Your million-dollar shot. Illinois this afternoon will pick the first four winners in its weekly lottery for the COVID-19 vaccinated.
You don’t have to have entered to qualify, as long as you’re in the state’s vaccination records.
Three vaccinated youth each week will get $150,000 scholarships.
Don’t get scammed: Here’s how you’ll learn if you’ve won.
The Daily Beast: “The Small Business Administration has given anti-vaccine conspiracists a million-dollar-plus shot in the arm by forgiving massive loans to top opponents of inoculations.”
Under a state of emergency in Japan, all fans will be banned from the Tokyo Olympics.

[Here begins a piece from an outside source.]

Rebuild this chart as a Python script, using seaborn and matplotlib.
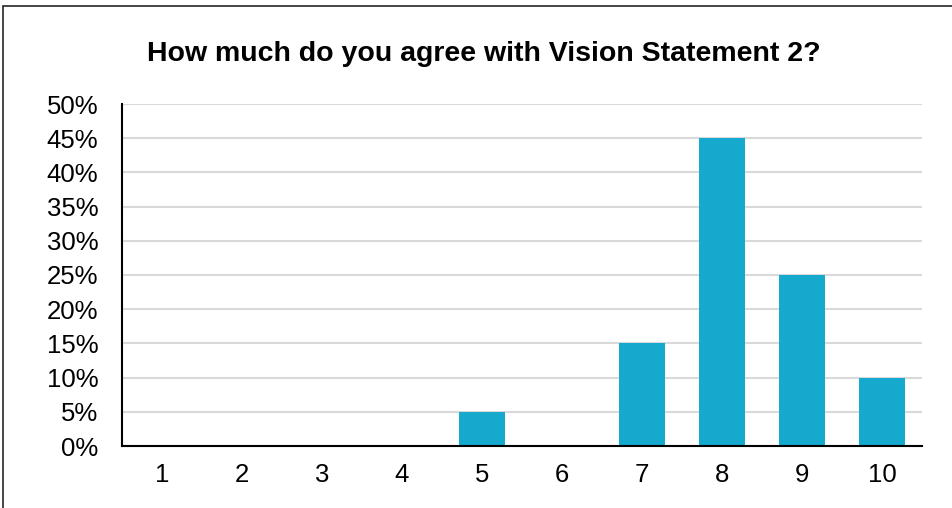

Chicago’s ‘Official Cycle of Unhelpful Responses to Violence.’ That’s where columnist Rex Huppke files Ald. Anthony Beale’s call for the National Guard to help regain control of the city’s streets.
WBEZ: If Chicago’s gun violence is, as the city’s top cop contends, the result of bail reform, he can’t prove it.
During his Illinois visit, President Biden promised Mayor Lightfoot a federal strike force to address the problems.
NPR: Biden, an old friend of law enforcement, has moved left as cops have moved right.

‘If someone offers you a better job you should be able to take it.’ White House press secretary Jen Psaki says Biden plans an executive order pushing an end to noncompete agreements.
U.S. job openings have hit a record as businesses struggle to hire more help. (Cartoon: Keith J. Taylor.)

Unspared. Chicago’s fabled brothel-turned-bowling-alley-and-restaurant Southport Lanes won’t survive the pandemic after all …
 … but you can bid in an auction for its iconic street sign and other memorabilia.
Taste of Chicago is back as a run of neighborhood festivals that began yesterday in Pullman …
 … and that continue through the weekend—today in Austin.
State Street this weekend hosts the first of a series of Sunday block parties, with live music, art and pop-up shopping.

‘Something … nobody thought possible.’ A preliminary scientific analysis concludes that the Pacific Northwest’s record-breaking heatwave couldn’t have happened without human-driven climate change.
New research suggests humans’ average body size over the last million years has altered with the changing climate—larger in the cold, smaller in warmth.